▶ [Aim of the exercise]: Please give the entries again in full and exactly, without any picture.

+++ Material provided

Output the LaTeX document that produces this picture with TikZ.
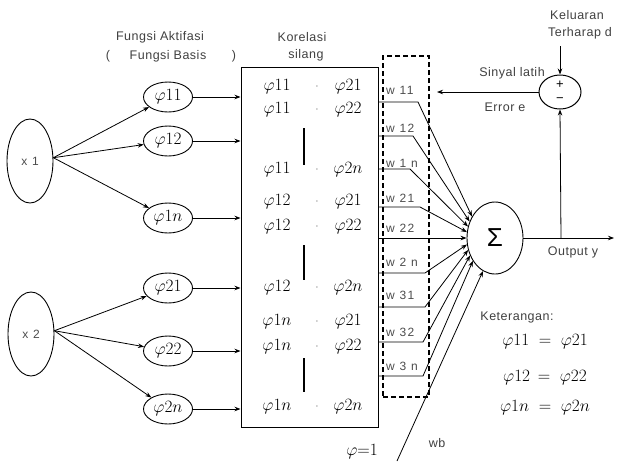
\documentclass[tikz,border=0pt]{standalone}
\usepackage{fontspec}
\setsansfont{Liberation Sans}
\newfontfamily\spaced[LetterSpace=4]{Liberation Sans}
\newfontfamily\wspaced[LetterSpace=12]{Liberation Sans}
\usetikzlibrary{arrows.meta,shapes.geometric}
\tikzset{
  lab/.style={font=\spaced\fontsize{12.5}{14}\selectfont, text=black!75, inner sep=0pt},
  wlab/.style={font=\wspaced\fontsize{12}{13}\selectfont, text=black!70, inner sep=0pt, anchor=west},
  phi/.style={font=\fontsize{18}{18}\selectfont, inner sep=0pt},
  basis/.style={draw, ellipse, minimum width=49pt, minimum height=30pt, inner sep=0pt, line width=0.9pt, font=\fontsize{17}{17}\selectfont},
  inp/.style={draw, ellipse, minimum width=46pt, minimum height=84pt, inner sep=0pt, line width=0.9pt, font=\wspaced\fontsize{12}{13}\selectfont, text=black!70},
  arr/.style={-{Stealth[length=6pt,width=4.5pt]}, line width=0.8pt},
  bar/.style={line width=1.6pt},
}
\begin{document}
\begin{tikzpicture}[x=1pt,y=-1pt]
\useasboundingbox (0,0) rectangle (618,461);

% titles
\node[lab] (t1) at (160,37) {Fungsi Aktifasi};
\node[lab] (t2) at (168,56) {Fungsi Basis};
\node[lab] (t2a) at (108,56) {(};
\node[lab] (t2b) at (234,56) {)};
\node[lab] (t3) at (302,37) {Korelasi};
\node[lab] (t4) at (306,55) {silang};

% inputs
\node[inp] (x1) at (30,161) {x 1};
\node[inp] (x2) at (31,334) {x 2};

% basis functions
\node[basis] (b11) at (168,97) {$\varphi11$};
\node[basis] (b12) at (168,141) {$\varphi12$};
\node[basis] (b1n) at (168,218) {$\varphi1n$};
\node[basis] (b21) at (168,288) {$\varphi21$};
\node[basis] (b22) at (168,351) {$\varphi22$};
\node[basis] (b2n) at (168,409) {$\varphi2n$};

\foreach \b in {b11,b12,b1n} \draw[arr] (x1.8) -- (\b);
\foreach \b in {b21,b22,b2n} \draw[arr] (x2.8) -- (\b);

% correlation box
\node[draw, line width=1pt, minimum width=137pt, minimum height=360pt, inner sep=0pt] (box) at (309.5,247) {};
\foreach \b in {b11,b12,b1n,b21,b22,b2n} \draw[arr] (\b.east) -- (box.west |- \b.east);

\foreach \i/\y/\a/\c in {1/87/11/21, 2/110/11/22, 3/170/11/2n, 4/202/12/21, 5/227/12/22, 6/288/12/2n, 7/322/1n/21, 8/347/1n/22, 9/407/1n/2n} {
  \node[phi] (l\i) at (277,\y) {$\varphi\a$};
  \node[inner sep=0pt, font=\fontsize{12}{12}\selectfont, text=black!55] (d\i) at (317,\y) {$\cdot$};
  \node[phi] (r\i) at (348,\y) {$\varphi\c$};
}
\draw[bar] (304,128) -- (304,165);
\draw[bar] (304,245) -- (304,280);
\draw[bar] (304,358) -- (304,392);

% weights box
\node[draw, line width=1.4pt, dash pattern=on 5pt off 3pt, minimum width=46pt, minimum height=341pt, inner sep=0pt] (wbox) at (406,226.5) {};

% summation
\node[draw, ellipse, minimum width=56pt, minimum height=72pt, inner sep=0pt, line width=0.9pt, font=\sffamily\fontsize{26}{26}\selectfont] (sig) at (495,238) {Σ};

\foreach \k/\t/\ly/\y/\bx/\ang in {1/w 11/90/102/418/137, 2/w 12/128/136/413/147, 3/w 1 n/163/169/410/157, 4/w 21/198/207/420/168, 6/w 2 n/262/273/425/193, 7/w 31/295/307/425/204, 8/w 32/332/342/423/215, 9/w 3 n/366/376/423/226} {
  \node[wlab] (w\k) at (386,\ly) {\t};
  \coordinate (bend\k) at (\bx,\y);
  \draw[arr] (box.east |- bend\k) -- (bend\k) -- (sig.\ang);
}
\node[wlab] (w5) at (386,228) {w 22};
\draw[arr] (box.east |- sig.west) -- (sig.west);

% bias
\coordinate (wbs) at (397,461);
\draw[arr] (wbs) -- (sig.250);
\node[phi] (phib) at (362,452) {$\varphi{=}1$};
\node[lab] (wb) at (437,443) {wb};

% output
\coordinate (outend) at (614,238);
\draw[arr] (sig.east) -- (outend);
\node[lab] (outy) at (573,252) {Output y};
\coordinate (tap) at (561,238);

% error
\node[draw, ellipse, minimum width=42pt, minimum height=34pt, inner sep=0pt, line width=1pt] (err) at (560,92) {};
\node[inner sep=0pt, font=\sffamily\fontsize{13}{13}\selectfont] (plus) at (560,85) {+};
\node[inner sep=0pt, font=\sffamily\fontsize{13}{13}\selectfont] (minus) at (560,100) {−};
\draw[arr] (tap) -- (err.south);
\node[lab] (k1) at (577,15) {Keluaran};
\node[lab] (k2) at (580,33) {Terharap d};
\coordinate (dtop) at (560,46);
\draw[arr] (dtop) -- (err.north);
\coordinate (ewt) at (437,92);
\draw[arr] (err.west) -- (ewt);
\node[lab] (sl) at (512,73) {Sinyal latih};
\node[lab] (ee) at (505,107) {Error e};

% legend
\node[lab] (ket) at (517,317) {Keterangan:};
\node[phi] (e1) at (545,342) {$\varphi11\;=\;\varphi21$};
\node[phi] (e2) at (545,378) {$\varphi12\,=\;\varphi22$};
\node[phi] (e3) at (545,408) {$\varphi1n\;=\;\varphi2n$};
\end{tikzpicture}
\end{document}
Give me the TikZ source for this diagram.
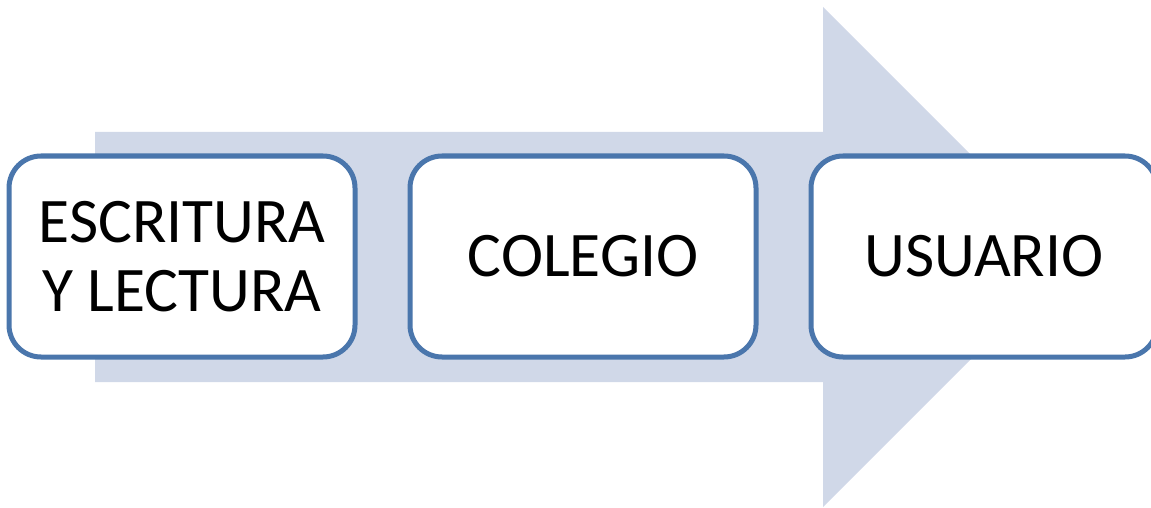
\documentclass[tikz,border=0pt]{standalone}
\usepackage{fontspec}
\setmainfont{Carlito}
\definecolor{boxline}{HTML}{4A76AC}
\definecolor{arrowfill}{HTML}{D0D8E8}
\begin{document}
\begin{tikzpicture}[x=1pt,y=-1pt,
  stage/.style={draw=boxline, line width=5pt, fill=white, rounded corners=32pt,
    minimum width=346pt, minimum height=201pt, align=center, inner sep=0pt,
    font=\fontsize{63.5}{69}\selectfont, text=black}]
\useasboundingbox (0,0) rectangle (1151,508);
\clip (0,0) rectangle (1151,508);
\fill[arrowfill] (95,132) -- (823,132) -- (823,7) -- (1073,257) -- (823,507) -- (823,382) -- (95,382) -- cycle;
\node[stage] (a) at (182,256.5) {ESCRITURA\\Y LECTURA};
\node[stage] (b) at (583,256.5) {COLEGIO};
\node[stage] (c) at (984,256.5) {USUARIO};
\end{tikzpicture}
\end{document}
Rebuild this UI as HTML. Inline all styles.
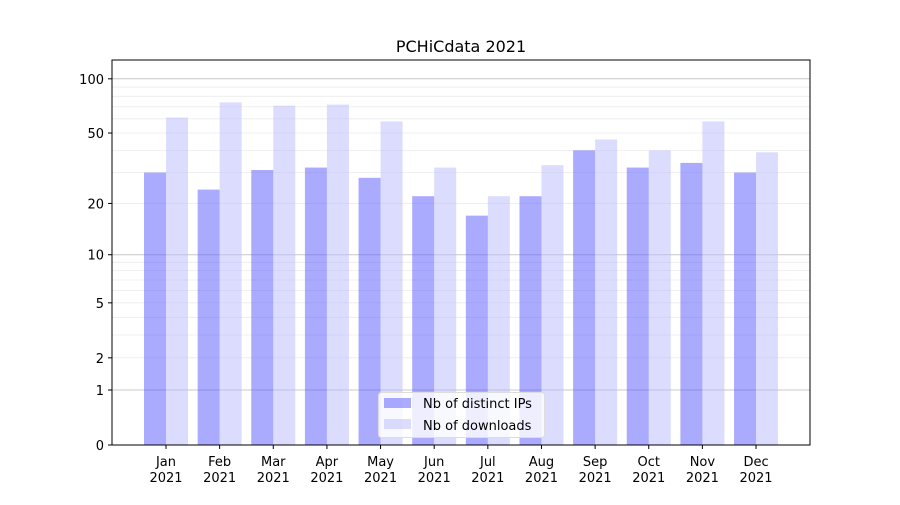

++++++

▶ [Output for this task]:
Output the LaTeX document that produces this picture with TikZ.
\documentclass[tikz,border=0pt]{standalone}
\usepackage{fontspec}
\setsansfont{Liberation Sans}
\newfontfamily\spaced[LetterSpace=4]{Liberation Sans}
\newfontfamily\wspaced[LetterSpace=12]{Liberation Sans}
\usetikzlibrary{arrows.meta,shapes.geometric}
\tikzset{
  lab/.style={font=\spaced\fontsize{12.5}{14}\selectfont, text=black!75, inner sep=0pt},
  wlab/.style={font=\wspaced\fontsize{12}{13}\selectfont, text=black!70, inner sep=0pt, anchor=west},
  phi/.style={font=\fontsize{18}{18}\selectfont, inner sep=0pt},
  basis/.style={draw, ellipse, minimum width=49pt, minimum height=30pt, inner sep=0pt, line width=0.9pt, font=\fontsize{17}{17}\selectfont},
  inp/.style={draw, ellipse, minimum width=46pt, minimum height=84pt, inner sep=0pt, line width=0.9pt, font=\wspaced\fontsize{12}{13}\selectfont, text=black!70},
  arr/.style={-{Stealth[length=6pt,width=4.5pt]}, line width=0.8pt},
  bar/.style={line width=1.6pt},
}
\begin{document}
\begin{tikzpicture}[x=1pt,y=-1pt]
\useasboundingbox (0,0) rectangle (618,461);

% titles
\node[lab] (t1) at (160,37) {Fungsi Aktifasi};
\node[lab] (t2) at (168,56) {Fungsi Basis};
\node[lab] (t2a) at (108,56) {(};
\node[lab] (t2b) at (234,56) {)};
\node[lab] (t3) at (302,37) {Korelasi};
\node[lab] (t4) at (306,55) {silang};

% inputs
\node[inp] (x1) at (30,161) {x 1};
\node[inp] (x2) at (31,334) {x 2};

% basis functions
\node[basis] (b11) at (168,97) {$\varphi11$};
\node[basis] (b12) at (168,141) {$\varphi12$};
\node[basis] (b1n) at (168,218) {$\varphi1n$};
\node[basis] (b21) at (168,288) {$\varphi21$};
\node[basis] (b22) at (168,351) {$\varphi22$};
\node[basis] (b2n) at (168,409) {$\varphi2n$};

\foreach \b in {b11,b12,b1n} \draw[arr] (x1.8) -- (\b);
\foreach \b in {b21,b22,b2n} \draw[arr] (x2.8) -- (\b);

% correlation box
\node[draw, line width=1pt, minimum width=137pt, minimum height=360pt, inner sep=0pt] (box) at (309.5,247) {};
\foreach \b in {b11,b12,b1n,b21,b22,b2n} \draw[arr] (\b.east) -- (box.west |- \b.east);

\foreach \i/\y/\a/\c in {1/87/11/21, 2/110/11/22, 3/170/11/2n, 4/202/12/21, 5/227/12/22, 6/288/12/2n, 7/322/1n/21, 8/347/1n/22, 9/407/1n/2n} {
  \node[phi] (l\i) at (277,\y) {$\varphi\a$};
  \node[inner sep=0pt, font=\fontsize{12}{12}\selectfont, text=black!55] (d\i) at (317,\y) {$\cdot$};
  \node[phi] (r\i) at (348,\y) {$\varphi\c$};
}
\draw[bar] (304,128) -- (304,165);
\draw[bar] (304,245) -- (304,280);
\draw[bar] (304,358) -- (304,392);

% weights box
\node[draw, line width=1.4pt, dash pattern=on 5pt off 3pt, minimum width=46pt, minimum height=341pt, inner sep=0pt] (wbox) at (406,226.5) {};

% summation
\node[draw, ellipse, minimum width=56pt, minimum height=72pt, inner sep=0pt, line width=0.9pt, font=\sffamily\fontsize{26}{26}\selectfont] (sig) at (495,238) {Σ};

\foreach \k/\t/\ly/\y/\bx/\ang in {1/w 11/90/102/418/137, 2/w 12/128/136/413/147, 3/w 1 n/163/169/410/157, 4/w 21/198/207/420/168, 6/w 2 n/262/273/425/193, 7/w 31/295/307/425/204, 8/w 32/332/342/423/215, 9/w 3 n/366/376/423/226} {
  \node[wlab] (w\k) at (386,\ly) {\t};
  \coordinate (bend\k) at (\bx,\y);
  \draw[arr] (box.east |- bend\k) -- (bend\k) -- (sig.\ang);
}
\node[wlab] (w5) at (386,228) {w 22};
\draw[arr] (box.east |- sig.west) -- (sig.west);

% bias
\coordinate (wbs) at (397,461);
\draw[arr] (wbs) -- (sig.250);
\node[phi] (phib) at (362,452) {$\varphi{=}1$};
\node[lab] (wb) at (437,443) {wb};

% output
\coordinate (outend) at (614,238);
\draw[arr] (sig.east) -- (outend);
\node[lab] (outy) at (573,252) {Output y};
\coordinate (tap) at (561,238);

% error
\node[draw, ellipse, minimum width=42pt, minimum height=34pt, inner sep=0pt, line width=1pt] (err) at (560,92) {};
\node[inner sep=0pt, font=\sffamily\fontsize{13}{13}\selectfont] (plus) at (560,85) {+};
\node[inner sep=0pt, font=\sffamily\fontsize{13}{13}\selectfont] (minus) at (560,100) {−};
\draw[arr] (tap) -- (err.south);
\node[lab] (k1) at (577,15) {Keluaran};
\node[lab] (k2) at (580,33) {Terharap d};
\coordinate (dtop) at (560,46);
\draw[arr] (dtop) -- (err.north);
\coordinate (ewt) at (437,92);
\draw[arr] (err.west) -- (ewt);
\node[lab] (sl) at (512,73) {Sinyal latih};
\node[lab] (ee) at (505,107) {Error e};

% legend
\node[lab] (ket) at (517,317) {Keterangan:};
\node[phi] (e1) at (545,342) {$\varphi11\;=\;\varphi21$};
\node[phi] (e2) at (545,378) {$\varphi12\,=\;\varphi22$};
\node[phi] (e3) at (545,408) {$\varphi1n\;=\;\varphi2n$};
\end{tikzpicture}
\end{document}
Give me the TikZ source for this diagram.
\documentclass[tikz,border=0pt]{standalone}
\usepackage{fontspec}
\setmainfont{Carlito}
\definecolor{boxline}{HTML}{4A76AC}
\definecolor{arrowfill}{HTML}{D0D8E8}
\begin{document}
\begin{tikzpicture}[x=1pt,y=-1pt,
  stage/.style={draw=boxline, line width=5pt, fill=white, rounded corners=32pt,
    minimum width=346pt, minimum height=201pt, align=center, inner sep=0pt,
    font=\fontsize{63.5}{69}\selectfont, text=black}]
\useasboundingbox (0,0) rectangle (1151,508);
\clip (0,0) rectangle (1151,508);
\fill[arrowfill] (95,132) -- (823,132) -- (823,7) -- (1073,257) -- (823,507) -- (823,382) -- (95,382) -- cycle;
\node[stage] (a) at (182,256.5) {ESCRITURA\\Y LECTURA};
\node[stage] (b) at (583,256.5) {COLEGIO};
\node[stage] (c) at (984,256.5) {USUARIO};
\end{tikzpicture}
\end{document}
Rebuild this UI as HTML. Inline all styles.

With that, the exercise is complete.